-- Given material --
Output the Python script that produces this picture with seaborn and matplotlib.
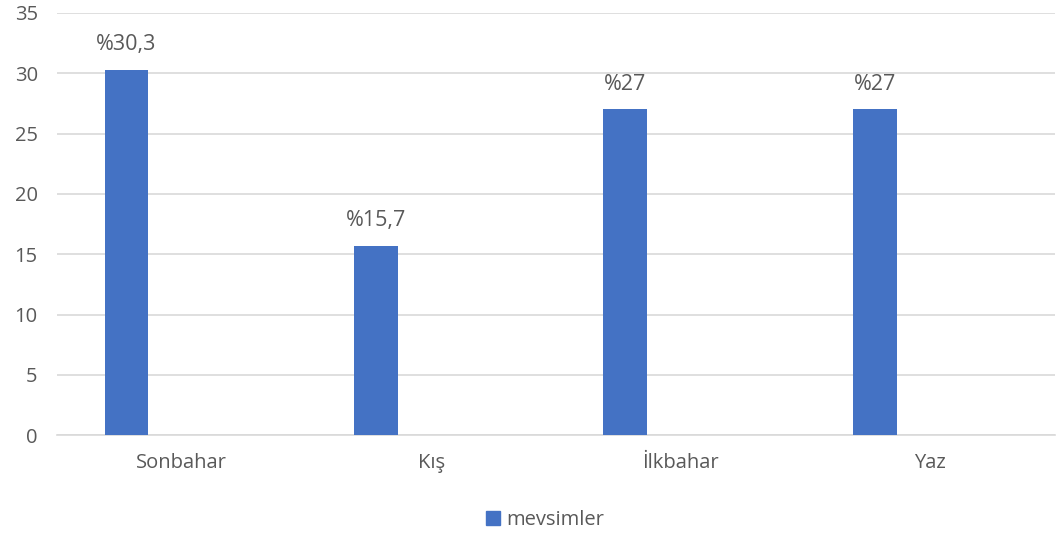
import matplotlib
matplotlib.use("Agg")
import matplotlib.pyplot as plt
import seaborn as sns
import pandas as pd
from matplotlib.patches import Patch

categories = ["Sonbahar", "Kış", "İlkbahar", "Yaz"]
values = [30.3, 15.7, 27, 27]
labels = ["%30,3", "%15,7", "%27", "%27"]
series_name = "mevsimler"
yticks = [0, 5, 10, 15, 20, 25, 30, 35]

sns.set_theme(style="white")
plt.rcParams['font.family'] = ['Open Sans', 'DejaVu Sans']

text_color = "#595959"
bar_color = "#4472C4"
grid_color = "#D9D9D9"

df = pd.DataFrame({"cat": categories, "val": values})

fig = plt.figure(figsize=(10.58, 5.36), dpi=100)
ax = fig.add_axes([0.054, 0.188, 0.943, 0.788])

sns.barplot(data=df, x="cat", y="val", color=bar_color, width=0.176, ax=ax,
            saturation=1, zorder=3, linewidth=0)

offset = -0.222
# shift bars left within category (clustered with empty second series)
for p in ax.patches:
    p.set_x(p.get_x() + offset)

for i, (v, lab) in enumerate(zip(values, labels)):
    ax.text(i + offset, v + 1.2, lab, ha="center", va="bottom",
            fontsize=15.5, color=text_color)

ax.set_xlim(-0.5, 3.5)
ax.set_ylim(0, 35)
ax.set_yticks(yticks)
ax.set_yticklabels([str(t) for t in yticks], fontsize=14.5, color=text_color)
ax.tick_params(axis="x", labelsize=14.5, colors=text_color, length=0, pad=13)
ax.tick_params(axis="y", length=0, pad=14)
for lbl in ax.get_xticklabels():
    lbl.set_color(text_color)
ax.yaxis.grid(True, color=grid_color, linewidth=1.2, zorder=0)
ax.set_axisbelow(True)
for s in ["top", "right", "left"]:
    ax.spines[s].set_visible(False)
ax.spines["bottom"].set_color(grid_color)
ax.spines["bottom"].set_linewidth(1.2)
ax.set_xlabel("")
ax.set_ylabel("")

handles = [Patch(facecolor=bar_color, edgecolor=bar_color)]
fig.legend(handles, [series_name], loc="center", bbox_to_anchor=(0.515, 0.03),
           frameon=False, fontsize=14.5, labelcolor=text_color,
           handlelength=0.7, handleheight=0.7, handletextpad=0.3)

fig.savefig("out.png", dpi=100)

-- What the task asks --
Return the listing above in full and without alteration, excluding its pictures.

-- Solution below --
Output the Python script that produces this picture with seaborn and matplotlib.
import matplotlib
matplotlib.use("Agg")
import matplotlib.pyplot as plt
import seaborn as sns
import pandas as pd
from matplotlib.patches import Patch

categories = ["Sonbahar", "Kış", "İlkbahar", "Yaz"]
values = [30.3, 15.7, 27, 27]
labels = ["%30,3", "%15,7", "%27", "%27"]
series_name = "mevsimler"
yticks = [0, 5, 10, 15, 20, 25, 30, 35]

sns.set_theme(style="white")
plt.rcParams['font.family'] = ['Open Sans', 'DejaVu Sans']

text_color = "#595959"
bar_color = "#4472C4"
grid_color = "#D9D9D9"

df = pd.DataFrame({"cat": categories, "val": values})

fig = plt.figure(figsize=(10.58, 5.36), dpi=100)
ax = fig.add_axes([0.054, 0.188, 0.943, 0.788])

sns.barplot(data=df, x="cat", y="val", color=bar_color, width=0.176, ax=ax,
            saturation=1, zorder=3, linewidth=0)

offset = -0.222
# shift bars left within category (clustered with empty second series)
for p in ax.patches:
    p.set_x(p.get_x() + offset)

for i, (v, lab) in enumerate(zip(values, labels)):
    ax.text(i + offset, v + 1.2, lab, ha="center", va="bottom",
            fontsize=15.5, color=text_color)

ax.set_xlim(-0.5, 3.5)
ax.set_ylim(0, 35)
ax.set_yticks(yticks)
ax.set_yticklabels([str(t) for t in yticks], fontsize=14.5, color=text_color)
ax.tick_params(axis="x", labelsize=14.5, colors=text_color, length=0, pad=13)
ax.tick_params(axis="y", length=0, pad=14)
for lbl in ax.get_xticklabels():
    lbl.set_color(text_color)
ax.yaxis.grid(True, color=grid_color, linewidth=1.2, zorder=0)
ax.set_axisbelow(True)
for s in ["top", "right", "left"]:
    ax.spines[s].set_visible(False)
ax.spines["bottom"].set_color(grid_color)
ax.spines["bottom"].set_linewidth(1.2)
ax.set_xlabel("")
ax.set_ylabel("")

handles = [Patch(facecolor=bar_color, edgecolor=bar_color)]
fig.legend(handles, [series_name], loc="center", bbox_to_anchor=(0.515, 0.03),
           frameon=False, fontsize=14.5, labelcolor=text_color,
           handlelength=0.7, handleheight=0.7, handletextpad=0.3)

fig.savefig("out.png", dpi=100)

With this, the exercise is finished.